Seine Ausstrahlung als jugendlicher Held, der sich seiner Kräfte gar nicht richtig bewusst ist und eigentlich mehr spielen als kämpfen will, hat Pogacar an dieser Tour verloren. Mittlerweile hat er sich zu einem scharf kalkulierenden Grand-Tour-Veteranen entwickelt. Das mag vor allem dem frühen Verlust des Edelhelfers Almeida geschuldet sein.

Die anderen UAE-Fahrer versuchten dessen Ausfall zwar zu kompensieren, insbesondere der Deutsche Nils Politt tat sich hervor. Dessen Stärken liegen aber nicht in der Tempoverschärfung im Gebirge. Stattdessen nutzte er seine Kraft, um Fluchtgruppen zu verhindern, die zu gross und gefährlich werden konnten. «Wir mussten das Rennen so einfach wie möglich halten», erklärte Pogacar die Strategie seines Teams.

Pogacar fährt wie ein moderner Obelix

Die anhaltende Überlegenheit Pogacars beruht auf mehreren altbekannten Faktoren: Zum einen bringt er genetisch gute Anlagen mit. Das bewies Pogacar bereits bei seinem ersten Tour-Sieg 2020, den er ohne grosse Unterstützung des Teams erreichte. Zum anderen weiss er mittlerweile eine der stärksten und finanziell am besten alimentierten Equipen hinter sich. Das zeitigt Fortschritte in der Trainingsmethodik, beim Material und bei der Ernährung. Davon profitiert nicht allein der Captain, sondern auch seine Helfer. Zumal auch diese allesamt talentierte Radfahrer sind, die in anderen Teams selbst Führungsrollen innehätten.

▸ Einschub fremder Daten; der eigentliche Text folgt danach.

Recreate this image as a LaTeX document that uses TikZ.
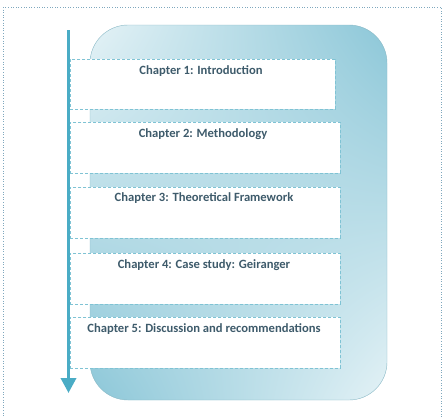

Weiter zeichnet sich Pogacar durch mentale Stärke aus: Er sieht Attacken als Herausforderung und kann Rückschläge jeglicher Art gut wegstecken. Und dann lässt sich da noch Pogacars Vielseitigkeit anführen, ein weiterer Vorteil im Vergleich zu Vingegaard. Der Dominator «tout terrain» fährt sowohl Classiques als auch Rundfahrten – und gewinnt die Rennen meist. Sein Wettkampfkalender in dieser Saison war deutlich dichter als jener von Vingegaard. Somit hatte Pogacar mehr Wettkampfpraxis – und womöglich auch mehr Wettkampfhärte.

Allerdings wirkt er mit seinen 16 Triumphfahrten an 41 Renntagen – wobei die Trikot-Wertungen an Rundfahrten eingerechnet sind – auch eher wie eine Figur aus der Welt der Heldenerzählungen und Comic-Geschichten: ein moderner Obelix, der statt Römer zu vermöbeln normalen Radfahrern die Siegchancen nimmt.

Anders als beim beleibten Gallier weiss man bei dem schlanken Slowenen allerdings nicht, in welchen Kessel mit Zaubertrank er als Kind einst gefallen ist. So sehr man Pogacar und seine Widerstandskraft gegen sämtliche Bemühungen des Teams Visma – Lease a Bike bewundern mag: Es gibt auch Zweifel an seinen Leistungen. Pogacars nächste Ziele sind nicht die nächsten römischen Heerlager, sondern vermutlich die Vuelta und die Rad-Weltmeisterschaften in Rwanda.